Schouten, l’olandese volante che guida il Bologna

BOLOGNA – Ormai ci scherza su: «Sono migliorato in fase difensiva. Ma mi manca il gol. In quello non sono cambiato». Non diventerà un’ossessione, ma per quelli come lui, devoti alla perfezione («Sì, è un mio difetto»), può essere un punto d’onore. Jerdy Schouten si darà da fare anche nel gol perché, ha raccontato, «è sempre bello farne». E lui, 26 anni, che vive di gioia e talento, sa come prendere in mano il suo destino. E il centrocampo del Bologna, naturalmente. L’ultima head map della partita contro l’Atalanta lo colloca dappertutto, tanto che la Lega Serie A ci ha speso pure un tweet: «Schouten era ovunque». I numeri, in effetti, sono impressionanti.

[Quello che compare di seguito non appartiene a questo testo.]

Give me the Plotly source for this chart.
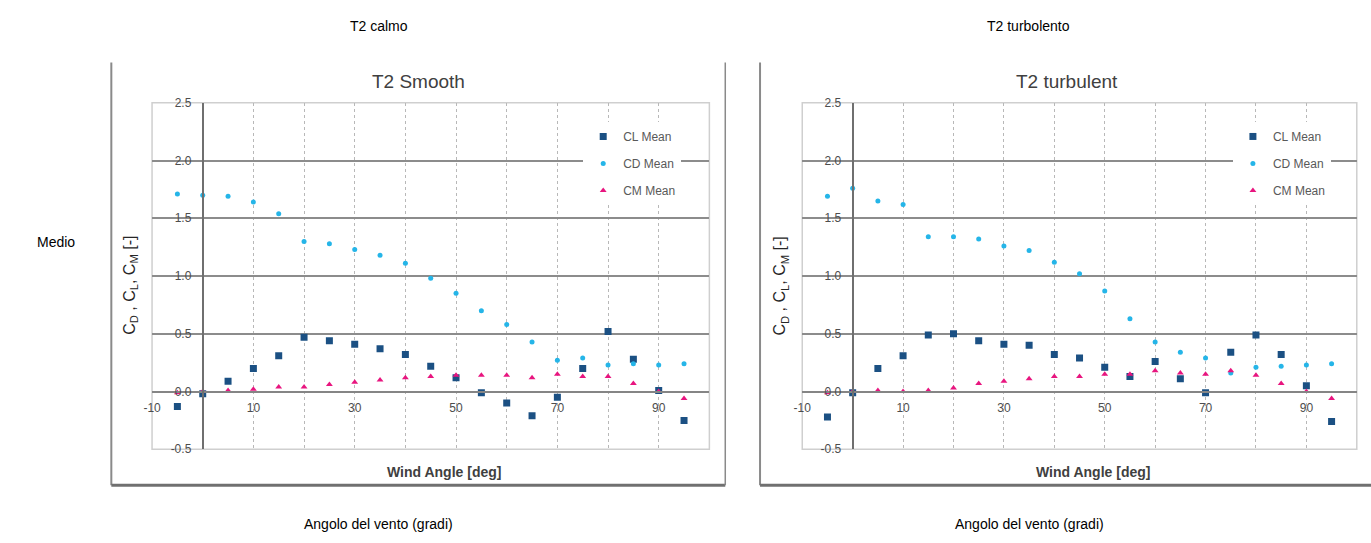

Dai contrasti vinti (61%) ai palloni recuperati (167), ogni azione cominciata o interrotta porta la sua firma. E quando non c’è la firma c’è un tackle, un fallo, un gesto di contesa, un guizzo. 

Nickname

Lo hanno chiamato in ogni modo: lavatriceperché prende i palloni sporchi e li restituisce puliti», diceva Mihajlovic), signore del centrocampo (copyright by Sabatini), professore (i suoi compagni lo chiamano così). Lui si fa una risata, alza le spalle. «Professore è bello». E’ la semplicità di Jerdy che ha fatto innamorare Bologna. Per nessuno si sono scomodati i grandi opinionisti, i tifosi vip, gli esegeti del pallone. Per lui sì. L’ultimo è stato Antonio Avati, fratello di Pupi, tifoso doc, che a una panchina di troppo dell’olandese ha lanciato l’allarme: e Schouten dov’è? Manovratore, ragionatore, illusionista. Thiago Motta ne ha sempre elogiato la calma e il sangue freddo. Tra i due c’è feeling, ma all’inizio non è stato facile per Jerdy. Thiago voleva di più: più intensità, più manovra, più inserimento. Più, più, più. Schouten, che la cultura del lavoro ce l’ha dentro, non si è tirato indietro. Di Motta ha dichiarato: «E’ un bravo allenatore e farà tanta strada».

Momenti difficili

Ha passato momenti dolorosi. Come nella stagione scorsa, quando per lui arrivò un fisioterapista dall’Olanda, impiegarono le macchine più sofisticate (una scansione 3D del suo corpo) per capire che problema avesse. Molto aveva giocato la testa e alla fine Schouten si era dovuto prendere del tempo per sé. Una sciocchezza, a confronto con quello che aveva passato da bambino. «Ho avuto paura di dover smettere, ho cercato risposte in sei ospedali diversi. E giravo, con l’appoggio della mia famiglia e degli amici. Faticavo anche ad andare a fare due passi con loro in città. Una tortura. Poi il problema è stato scoperto, fra tibia e polpaccio: ho subìto due operazioni e sono stato fermo quasi un anno». 

L’esplosione

L’arrivo a Bologna è stata la sua esplosione. A gennaio lo aveva cercato il Feyenoord, ma lui ha detto no: «Sto bene a Bologna». In Serie A c’è la fila, e adesso che in mezzo al campo non ha rivali, molti club torneranno all’assalto. Intanto il Bologna si è messo al sicuro: Schouten ha firmato un contratto fino al 2026. Il suo valore è comunque quadruplicato. Nel 2019, quando è arrivato a Bologna, costò 2,5 milioni. Oggi per meno di 20 non si muoverà. «Sì mi sento un po’ bolognese, sono qui da quattro anni e il tempo vola. La sento casa mia, vivo qui con la mia ragazza e il mio cane». Romantico (andate a vedere su Instagram la proposta di matrimonio fatta a Kirsten), sognatore (aveva i poster di Fabregas in cameretta e il suo idolo era Federer), stimatissimo. Anche da Ruud Gullit, che quando non lo vide nella lista per Qatar 2022 ci rimase un po’ male.